--- Instruction ---
Reproduce the listing below exactly. Pictures do not belong in the copy.
.....
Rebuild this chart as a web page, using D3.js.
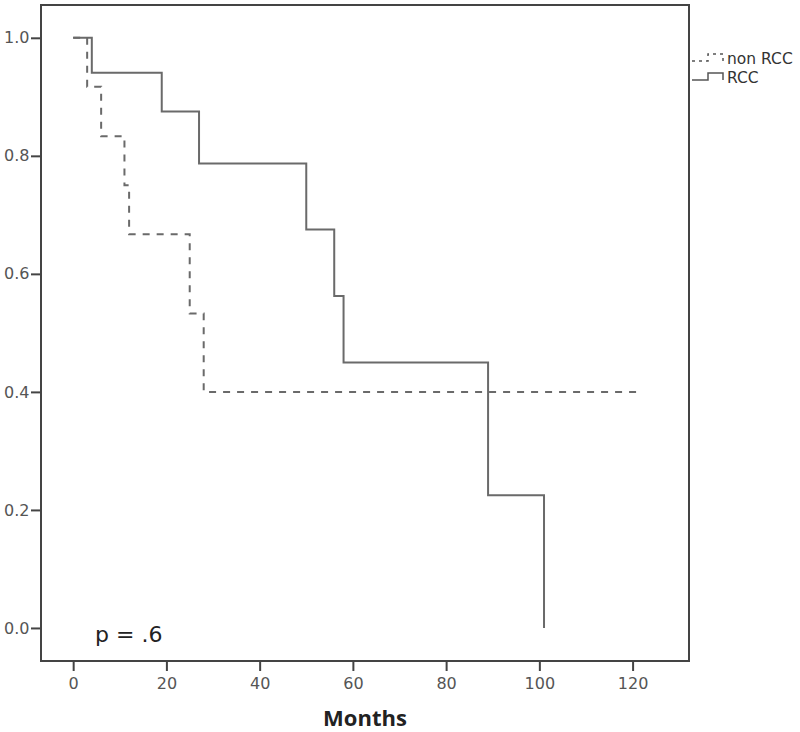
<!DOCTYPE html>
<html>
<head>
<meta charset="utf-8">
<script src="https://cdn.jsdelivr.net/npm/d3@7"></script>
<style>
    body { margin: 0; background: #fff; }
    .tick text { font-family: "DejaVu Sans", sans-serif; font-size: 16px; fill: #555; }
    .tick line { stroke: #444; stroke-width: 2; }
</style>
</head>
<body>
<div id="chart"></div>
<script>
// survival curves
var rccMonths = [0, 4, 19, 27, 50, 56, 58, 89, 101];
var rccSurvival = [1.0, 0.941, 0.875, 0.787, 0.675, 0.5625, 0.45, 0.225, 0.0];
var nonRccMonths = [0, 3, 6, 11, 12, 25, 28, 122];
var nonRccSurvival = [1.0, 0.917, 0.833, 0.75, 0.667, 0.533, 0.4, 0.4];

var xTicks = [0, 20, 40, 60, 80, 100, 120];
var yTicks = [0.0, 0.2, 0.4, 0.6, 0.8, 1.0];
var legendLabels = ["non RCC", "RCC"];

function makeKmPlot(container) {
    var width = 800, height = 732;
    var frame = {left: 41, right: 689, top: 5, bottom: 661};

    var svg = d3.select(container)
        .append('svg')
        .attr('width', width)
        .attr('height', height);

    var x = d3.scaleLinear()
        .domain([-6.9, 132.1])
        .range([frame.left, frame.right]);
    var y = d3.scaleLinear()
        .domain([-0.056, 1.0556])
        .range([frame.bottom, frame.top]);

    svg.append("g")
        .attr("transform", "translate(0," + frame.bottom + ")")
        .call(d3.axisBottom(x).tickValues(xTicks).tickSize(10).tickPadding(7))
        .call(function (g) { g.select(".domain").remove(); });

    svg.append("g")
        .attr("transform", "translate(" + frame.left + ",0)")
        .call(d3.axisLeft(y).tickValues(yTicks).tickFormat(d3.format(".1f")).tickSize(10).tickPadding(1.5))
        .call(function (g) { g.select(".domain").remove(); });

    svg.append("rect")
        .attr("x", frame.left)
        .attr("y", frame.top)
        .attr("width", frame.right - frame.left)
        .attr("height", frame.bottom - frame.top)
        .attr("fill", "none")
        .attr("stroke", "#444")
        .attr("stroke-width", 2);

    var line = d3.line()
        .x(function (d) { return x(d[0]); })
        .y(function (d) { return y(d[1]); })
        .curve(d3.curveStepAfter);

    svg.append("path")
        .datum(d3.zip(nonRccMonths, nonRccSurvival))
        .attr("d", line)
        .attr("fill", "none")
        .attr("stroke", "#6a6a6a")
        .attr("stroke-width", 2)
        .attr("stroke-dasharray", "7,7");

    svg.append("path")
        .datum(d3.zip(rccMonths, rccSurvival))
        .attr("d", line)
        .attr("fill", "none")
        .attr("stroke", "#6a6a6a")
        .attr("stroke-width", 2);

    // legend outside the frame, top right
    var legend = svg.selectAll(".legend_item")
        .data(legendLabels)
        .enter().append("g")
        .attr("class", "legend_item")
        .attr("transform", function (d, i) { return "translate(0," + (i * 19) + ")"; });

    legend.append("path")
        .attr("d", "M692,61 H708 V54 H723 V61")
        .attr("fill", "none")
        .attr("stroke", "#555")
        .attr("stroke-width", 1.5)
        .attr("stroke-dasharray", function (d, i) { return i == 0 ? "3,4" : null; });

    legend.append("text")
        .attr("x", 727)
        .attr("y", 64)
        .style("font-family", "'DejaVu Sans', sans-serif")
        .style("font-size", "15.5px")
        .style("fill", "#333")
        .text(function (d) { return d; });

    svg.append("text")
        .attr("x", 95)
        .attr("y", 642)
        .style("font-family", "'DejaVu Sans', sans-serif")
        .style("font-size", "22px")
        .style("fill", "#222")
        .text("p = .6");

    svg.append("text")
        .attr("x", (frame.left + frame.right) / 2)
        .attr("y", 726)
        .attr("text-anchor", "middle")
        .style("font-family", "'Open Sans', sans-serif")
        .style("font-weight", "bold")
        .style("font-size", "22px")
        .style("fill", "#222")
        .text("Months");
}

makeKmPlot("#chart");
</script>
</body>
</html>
.....
--- Output ---
Rebuild this chart as a web page, using D3.js.
<!DOCTYPE html>
<html>
<head>
<meta charset="utf-8">
<script src="https://cdn.jsdelivr.net/npm/d3@7"></script>
<style>
    body { margin: 0; background: #fff; }
    .tick text { font-family: "DejaVu Sans", sans-serif; font-size: 16px; fill: #555; }
    .tick line { stroke: #444; stroke-width: 2; }
</style>
</head>
<body>
<div id="chart"></div>
<script>
// survival curves
var rccMonths = [0, 4, 19, 27, 50, 56, 58, 89, 101];
var rccSurvival = [1.0, 0.941, 0.875, 0.787, 0.675, 0.5625, 0.45, 0.225, 0.0];
var nonRccMonths = [0, 3, 6, 11, 12, 25, 28, 122];
var nonRccSurvival = [1.0, 0.917, 0.833, 0.75, 0.667, 0.533, 0.4, 0.4];

var xTicks = [0, 20, 40, 60, 80, 100, 120];
var yTicks = [0.0, 0.2, 0.4, 0.6, 0.8, 1.0];
var legendLabels = ["non RCC", "RCC"];

function makeKmPlot(container) {
    var width = 800, height = 732;
    var frame = {left: 41, right: 689, top: 5, bottom: 661};

    var svg = d3.select(container)
        .append('svg')
        .attr('width', width)
        .attr('height', height);

    var x = d3.scaleLinear()
        .domain([-6.9, 132.1])
        .range([frame.left, frame.right]);
    var y = d3.scaleLinear()
        .domain([-0.056, 1.0556])
        .range([frame.bottom, frame.top]);

    svg.append("g")
        .attr("transform", "translate(0," + frame.bottom + ")")
        .call(d3.axisBottom(x).tickValues(xTicks).tickSize(10).tickPadding(7))
        .call(function (g) { g.select(".domain").remove(); });

    svg.append("g")
        .attr("transform", "translate(" + frame.left + ",0)")
        .call(d3.axisLeft(y).tickValues(yTicks).tickFormat(d3.format(".1f")).tickSize(10).tickPadding(1.5))
        .call(function (g) { g.select(".domain").remove(); });

    svg.append("rect")
        .attr("x", frame.left)
        .attr("y", frame.top)
        .attr("width", frame.right - frame.left)
        .attr("height", frame.bottom - frame.top)
        .attr("fill", "none")
        .attr("stroke", "#444")
        .attr("stroke-width", 2);

    var line = d3.line()
        .x(function (d) { return x(d[0]); })
        .y(function (d) { return y(d[1]); })
        .curve(d3.curveStepAfter);

    svg.append("path")
        .datum(d3.zip(nonRccMonths, nonRccSurvival))
        .attr("d", line)
        .attr("fill", "none")
        .attr("stroke", "#6a6a6a")
        .attr("stroke-width", 2)
        .attr("stroke-dasharray", "7,7");

    svg.append("path")
        .datum(d3.zip(rccMonths, rccSurvival))
        .attr("d", line)
        .attr("fill", "none")
        .attr("stroke", "#6a6a6a")
        .attr("stroke-width", 2);

    // legend outside the frame, top right
    var legend = svg.selectAll(".legend_item")
        .data(legendLabels)
        .enter().append("g")
        .attr("class", "legend_item")
        .attr("transform", function (d, i) { return "translate(0," + (i * 19) + ")"; });

    legend.append("path")
        .attr("d", "M692,61 H708 V54 H723 V61")
        .attr("fill", "none")
        .attr("stroke", "#555")
        .attr("stroke-width", 1.5)
        .attr("stroke-dasharray", function (d, i) { return i == 0 ? "3,4" : null; });

    legend.append("text")
        .attr("x", 727)
        .attr("y", 64)
        .style("font-family", "'DejaVu Sans', sans-serif")
        .style("font-size", "15.5px")
        .style("fill", "#333")
        .text(function (d) { return d; });

    svg.append("text")
        .attr("x", 95)
        .attr("y", 642)
        .style("font-family", "'DejaVu Sans', sans-serif")
        .style("font-size", "22px")
        .style("fill", "#222")
        .text("p = .6");

    svg.append("text")
        .attr("x", (frame.left + frame.right) / 2)
        .attr("y", 726)
        .attr("text-anchor", "middle")
        .style("font-family", "'Open Sans', sans-serif")
        .style("font-weight", "bold")
        .style("font-size", "22px")
        .style("fill", "#222")
        .text("Months");
}

makeKmPlot("#chart");
</script>
</body>
</html>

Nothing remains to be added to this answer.